*** Supplied data

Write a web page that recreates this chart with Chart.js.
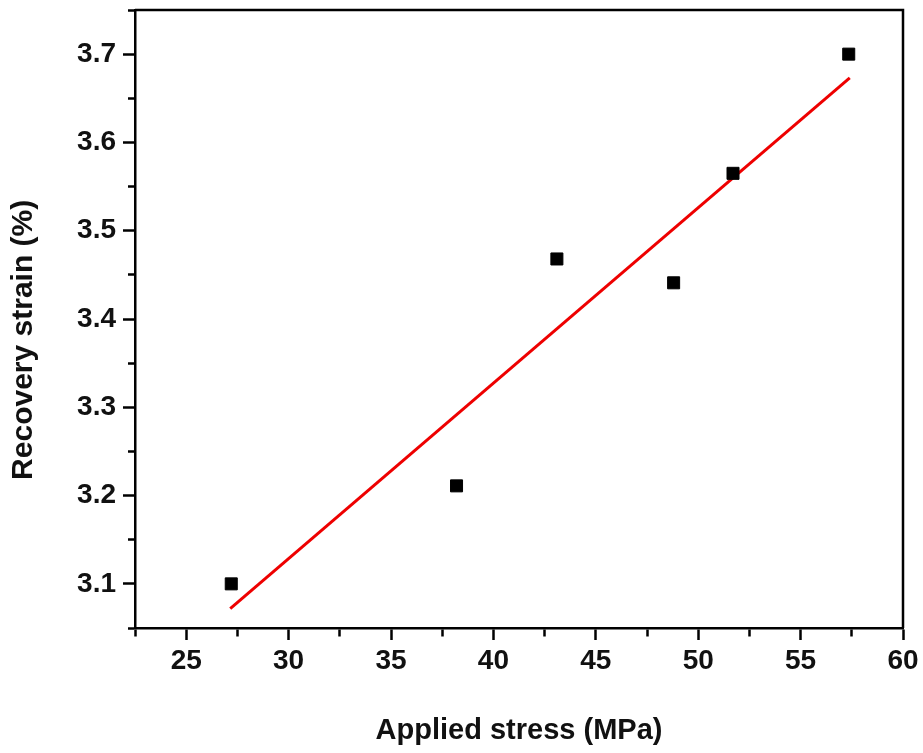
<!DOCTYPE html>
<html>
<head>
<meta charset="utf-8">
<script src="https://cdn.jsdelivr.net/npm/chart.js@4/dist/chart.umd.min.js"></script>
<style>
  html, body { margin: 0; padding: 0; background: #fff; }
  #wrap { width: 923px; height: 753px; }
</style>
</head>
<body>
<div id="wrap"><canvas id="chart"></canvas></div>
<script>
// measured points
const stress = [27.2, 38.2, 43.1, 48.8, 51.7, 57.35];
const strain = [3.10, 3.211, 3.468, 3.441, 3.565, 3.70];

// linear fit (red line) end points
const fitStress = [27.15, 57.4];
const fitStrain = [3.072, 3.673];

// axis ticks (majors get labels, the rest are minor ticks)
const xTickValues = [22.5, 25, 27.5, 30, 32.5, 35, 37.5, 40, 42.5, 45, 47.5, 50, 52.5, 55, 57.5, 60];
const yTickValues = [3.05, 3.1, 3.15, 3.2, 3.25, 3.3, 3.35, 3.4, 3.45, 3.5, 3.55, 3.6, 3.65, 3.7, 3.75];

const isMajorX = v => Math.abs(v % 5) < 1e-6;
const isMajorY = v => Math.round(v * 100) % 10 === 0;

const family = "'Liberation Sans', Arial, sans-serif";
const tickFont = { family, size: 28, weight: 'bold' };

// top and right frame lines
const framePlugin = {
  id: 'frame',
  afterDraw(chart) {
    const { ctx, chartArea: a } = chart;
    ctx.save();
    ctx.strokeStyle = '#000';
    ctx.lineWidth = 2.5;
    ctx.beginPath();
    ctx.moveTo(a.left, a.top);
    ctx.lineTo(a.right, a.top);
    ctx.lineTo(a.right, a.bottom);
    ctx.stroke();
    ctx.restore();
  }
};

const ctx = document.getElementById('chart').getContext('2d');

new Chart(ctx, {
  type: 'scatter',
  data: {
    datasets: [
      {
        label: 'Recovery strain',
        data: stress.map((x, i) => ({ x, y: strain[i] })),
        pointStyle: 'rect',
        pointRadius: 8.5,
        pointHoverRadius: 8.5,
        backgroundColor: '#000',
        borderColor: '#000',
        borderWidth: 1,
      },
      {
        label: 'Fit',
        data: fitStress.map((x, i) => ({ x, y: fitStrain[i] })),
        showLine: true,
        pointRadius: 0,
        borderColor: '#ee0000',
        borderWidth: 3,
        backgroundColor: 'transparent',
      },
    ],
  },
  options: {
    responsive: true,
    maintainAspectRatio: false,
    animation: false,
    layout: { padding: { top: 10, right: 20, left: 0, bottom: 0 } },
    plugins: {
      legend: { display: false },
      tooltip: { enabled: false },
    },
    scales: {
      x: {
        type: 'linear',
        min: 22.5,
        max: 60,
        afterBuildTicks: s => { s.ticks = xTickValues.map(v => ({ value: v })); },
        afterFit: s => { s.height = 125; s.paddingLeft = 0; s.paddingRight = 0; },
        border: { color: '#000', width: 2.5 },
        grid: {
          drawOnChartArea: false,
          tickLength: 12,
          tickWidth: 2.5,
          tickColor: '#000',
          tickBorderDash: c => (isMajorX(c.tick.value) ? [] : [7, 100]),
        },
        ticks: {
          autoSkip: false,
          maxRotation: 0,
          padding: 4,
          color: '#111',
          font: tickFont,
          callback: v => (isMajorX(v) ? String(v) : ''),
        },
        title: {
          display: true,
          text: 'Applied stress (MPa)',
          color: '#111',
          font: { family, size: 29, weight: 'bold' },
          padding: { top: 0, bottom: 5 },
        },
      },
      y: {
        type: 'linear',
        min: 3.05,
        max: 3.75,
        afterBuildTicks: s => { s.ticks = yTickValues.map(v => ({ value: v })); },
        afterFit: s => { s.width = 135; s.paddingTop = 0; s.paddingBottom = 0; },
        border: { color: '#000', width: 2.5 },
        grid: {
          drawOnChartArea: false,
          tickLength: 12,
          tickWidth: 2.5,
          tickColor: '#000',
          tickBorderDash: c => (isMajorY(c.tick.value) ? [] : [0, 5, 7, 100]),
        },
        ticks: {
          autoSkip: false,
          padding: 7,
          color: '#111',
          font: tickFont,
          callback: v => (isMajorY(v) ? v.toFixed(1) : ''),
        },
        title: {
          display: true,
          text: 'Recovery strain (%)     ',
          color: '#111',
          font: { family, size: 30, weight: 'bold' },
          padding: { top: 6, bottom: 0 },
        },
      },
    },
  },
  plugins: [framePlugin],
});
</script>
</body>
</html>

******

== What is required ==
Exactly as written, return every line of the listing, but not the pictures.

== The response ==
Write a web page that recreates this chart with Chart.js.
<!DOCTYPE html>
<html>
<head>
<meta charset="utf-8">
<script src="https://cdn.jsdelivr.net/npm/chart.js@4/dist/chart.umd.min.js"></script>
<style>
  html, body { margin: 0; padding: 0; background: #fff; }
  #wrap { width: 923px; height: 753px; }
</style>
</head>
<body>
<div id="wrap"><canvas id="chart"></canvas></div>
<script>
// measured points
const stress = [27.2, 38.2, 43.1, 48.8, 51.7, 57.35];
const strain = [3.10, 3.211, 3.468, 3.441, 3.565, 3.70];

// linear fit (red line) end points
const fitStress = [27.15, 57.4];
const fitStrain = [3.072, 3.673];

// axis ticks (majors get labels, the rest are minor ticks)
const xTickValues = [22.5, 25, 27.5, 30, 32.5, 35, 37.5, 40, 42.5, 45, 47.5, 50, 52.5, 55, 57.5, 60];
const yTickValues = [3.05, 3.1, 3.15, 3.2, 3.25, 3.3, 3.35, 3.4, 3.45, 3.5, 3.55, 3.6, 3.65, 3.7, 3.75];

const isMajorX = v => Math.abs(v % 5) < 1e-6;
const isMajorY = v => Math.round(v * 100) % 10 === 0;

const family = "'Liberation Sans', Arial, sans-serif";
const tickFont = { family, size: 28, weight: 'bold' };

// top and right frame lines
const framePlugin = {
  id: 'frame',
  afterDraw(chart) {
    const { ctx, chartArea: a } = chart;
    ctx.save();
    ctx.strokeStyle = '#000';
    ctx.lineWidth = 2.5;
    ctx.beginPath();
    ctx.moveTo(a.left, a.top);
    ctx.lineTo(a.right, a.top);
    ctx.lineTo(a.right, a.bottom);
    ctx.stroke();
    ctx.restore();
  }
};

const ctx = document.getElementById('chart').getContext('2d');

new Chart(ctx, {
  type: 'scatter',
  data: {
    datasets: [
      {
        label: 'Recovery strain',
        data: stress.map((x, i) => ({ x, y: strain[i] })),
        pointStyle: 'rect',
        pointRadius: 8.5,
        pointHoverRadius: 8.5,
        backgroundColor: '#000',
        borderColor: '#000',
        borderWidth: 1,
      },
      {
        label: 'Fit',
        data: fitStress.map((x, i) => ({ x, y: fitStrain[i] })),
        showLine: true,
        pointRadius: 0,
        borderColor: '#ee0000',
        borderWidth: 3,
        backgroundColor: 'transparent',
      },
    ],
  },
  options: {
    responsive: true,
    maintainAspectRatio: false,
    animation: false,
    layout: { padding: { top: 10, right: 20, left: 0, bottom: 0 } },
    plugins: {
      legend: { display: false },
      tooltip: { enabled: false },
    },
    scales: {
      x: {
        type: 'linear',
        min: 22.5,
        max: 60,
        afterBuildTicks: s => { s.ticks = xTickValues.map(v => ({ value: v })); },
        afterFit: s => { s.height = 125; s.paddingLeft = 0; s.paddingRight = 0; },
        border: { color: '#000', width: 2.5 },
        grid: {
          drawOnChartArea: false,
          tickLength: 12,
          tickWidth: 2.5,
          tickColor: '#000',
          tickBorderDash: c => (isMajorX(c.tick.value) ? [] : [7, 100]),
        },
        ticks: {
          autoSkip: false,
          maxRotation: 0,
          padding: 4,
          color: '#111',
          font: tickFont,
          callback: v => (isMajorX(v) ? String(v) : ''),
        },
        title: {
          display: true,
          text: 'Applied stress (MPa)',
          color: '#111',
          font: { family, size: 29, weight: 'bold' },
          padding: { top: 0, bottom: 5 },
        },
      },
      y: {
        type: 'linear',
        min: 3.05,
        max: 3.75,
        afterBuildTicks: s => { s.ticks = yTickValues.map(v => ({ value: v })); },
        afterFit: s => { s.width = 135; s.paddingTop = 0; s.paddingBottom = 0; },
        border: { color: '#000', width: 2.5 },
        grid: {
          drawOnChartArea: false,
          tickLength: 12,
          tickWidth: 2.5,
          tickColor: '#000',
          tickBorderDash: c => (isMajorY(c.tick.value) ? [] : [0, 5, 7, 100]),
        },
        ticks: {
          autoSkip: false,
          padding: 7,
          color: '#111',
          font: tickFont,
          callback: v => (isMajorY(v) ? v.toFixed(1) : ''),
        },
        title: {
          display: true,
          text: 'Recovery strain (%)     ',
          color: '#111',
          font: { family, size: 30, weight: 'bold' },
          padding: { top: 6, bottom: 0 },
        },
      },
    },
  },
  plugins: [framePlugin],
});
</script>
</body>
</html>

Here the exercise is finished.